**REQUIREMENTS:**
Retype word for word the first line of the listing and each line after it up to the line with "blue = '#4f81bd'", with the pictures taken out.
-- START DATA SECTION --
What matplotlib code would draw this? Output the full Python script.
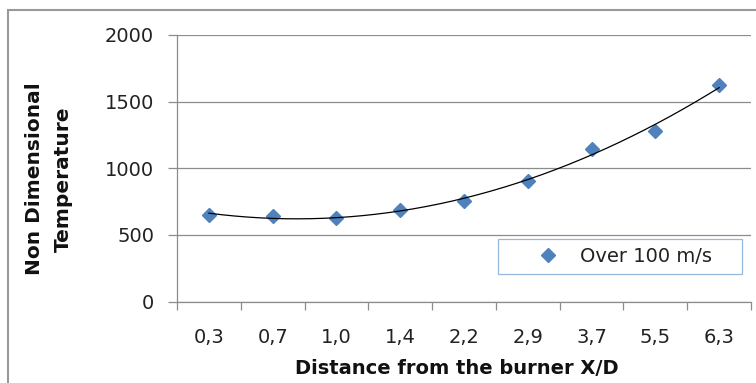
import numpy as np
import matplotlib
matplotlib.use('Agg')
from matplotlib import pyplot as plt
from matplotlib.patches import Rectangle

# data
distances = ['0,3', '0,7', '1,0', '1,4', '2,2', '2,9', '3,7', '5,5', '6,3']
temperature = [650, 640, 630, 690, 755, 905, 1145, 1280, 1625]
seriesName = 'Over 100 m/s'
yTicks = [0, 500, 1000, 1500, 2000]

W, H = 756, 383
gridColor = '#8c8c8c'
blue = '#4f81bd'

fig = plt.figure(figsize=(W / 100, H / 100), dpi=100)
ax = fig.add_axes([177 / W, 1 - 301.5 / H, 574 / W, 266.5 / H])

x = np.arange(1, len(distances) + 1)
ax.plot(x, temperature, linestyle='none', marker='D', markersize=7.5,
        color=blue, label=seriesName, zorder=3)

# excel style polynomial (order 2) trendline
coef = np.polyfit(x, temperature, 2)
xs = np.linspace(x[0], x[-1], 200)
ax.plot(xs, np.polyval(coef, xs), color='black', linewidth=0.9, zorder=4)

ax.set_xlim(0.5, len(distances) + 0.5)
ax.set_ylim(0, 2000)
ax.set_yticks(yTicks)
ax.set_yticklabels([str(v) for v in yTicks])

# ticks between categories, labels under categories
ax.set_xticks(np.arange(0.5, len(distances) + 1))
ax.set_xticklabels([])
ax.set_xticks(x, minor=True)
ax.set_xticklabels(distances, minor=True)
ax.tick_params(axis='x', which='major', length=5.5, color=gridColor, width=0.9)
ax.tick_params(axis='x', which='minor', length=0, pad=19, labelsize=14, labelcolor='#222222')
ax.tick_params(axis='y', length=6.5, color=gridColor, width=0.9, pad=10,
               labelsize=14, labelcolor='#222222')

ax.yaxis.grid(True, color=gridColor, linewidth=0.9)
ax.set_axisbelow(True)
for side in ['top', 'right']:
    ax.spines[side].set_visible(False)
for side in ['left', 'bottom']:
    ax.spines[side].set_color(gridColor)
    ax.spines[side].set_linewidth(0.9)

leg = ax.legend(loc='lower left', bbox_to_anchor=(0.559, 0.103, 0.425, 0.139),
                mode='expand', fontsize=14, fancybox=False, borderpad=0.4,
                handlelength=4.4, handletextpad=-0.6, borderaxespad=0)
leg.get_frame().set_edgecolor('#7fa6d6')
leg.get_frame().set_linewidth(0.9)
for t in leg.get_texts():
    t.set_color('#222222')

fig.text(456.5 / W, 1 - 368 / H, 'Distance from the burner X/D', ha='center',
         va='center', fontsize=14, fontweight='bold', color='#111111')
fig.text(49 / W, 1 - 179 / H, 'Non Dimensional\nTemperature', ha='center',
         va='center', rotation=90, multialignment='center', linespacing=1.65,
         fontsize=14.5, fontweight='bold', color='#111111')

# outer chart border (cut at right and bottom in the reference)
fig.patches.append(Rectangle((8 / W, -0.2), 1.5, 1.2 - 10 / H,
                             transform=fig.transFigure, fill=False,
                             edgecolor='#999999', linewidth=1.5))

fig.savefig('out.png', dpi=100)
-- END DATA SECTION --
**TASK SOLUTION:**
What matplotlib code would draw this? Output the full Python script.
import numpy as np
import matplotlib
matplotlib.use('Agg')
from matplotlib import pyplot as plt
from matplotlib.patches import Rectangle

# data
distances = ['0,3', '0,7', '1,0', '1,4', '2,2', '2,9', '3,7', '5,5', '6,3']
temperature = [650, 640, 630, 690, 755, 905, 1145, 1280, 1625]
seriesName = 'Over 100 m/s'
yTicks = [0, 500, 1000, 1500, 2000]

W, H = 756, 383
gridColor = '#8c8c8c'
blue = '#4f81bd'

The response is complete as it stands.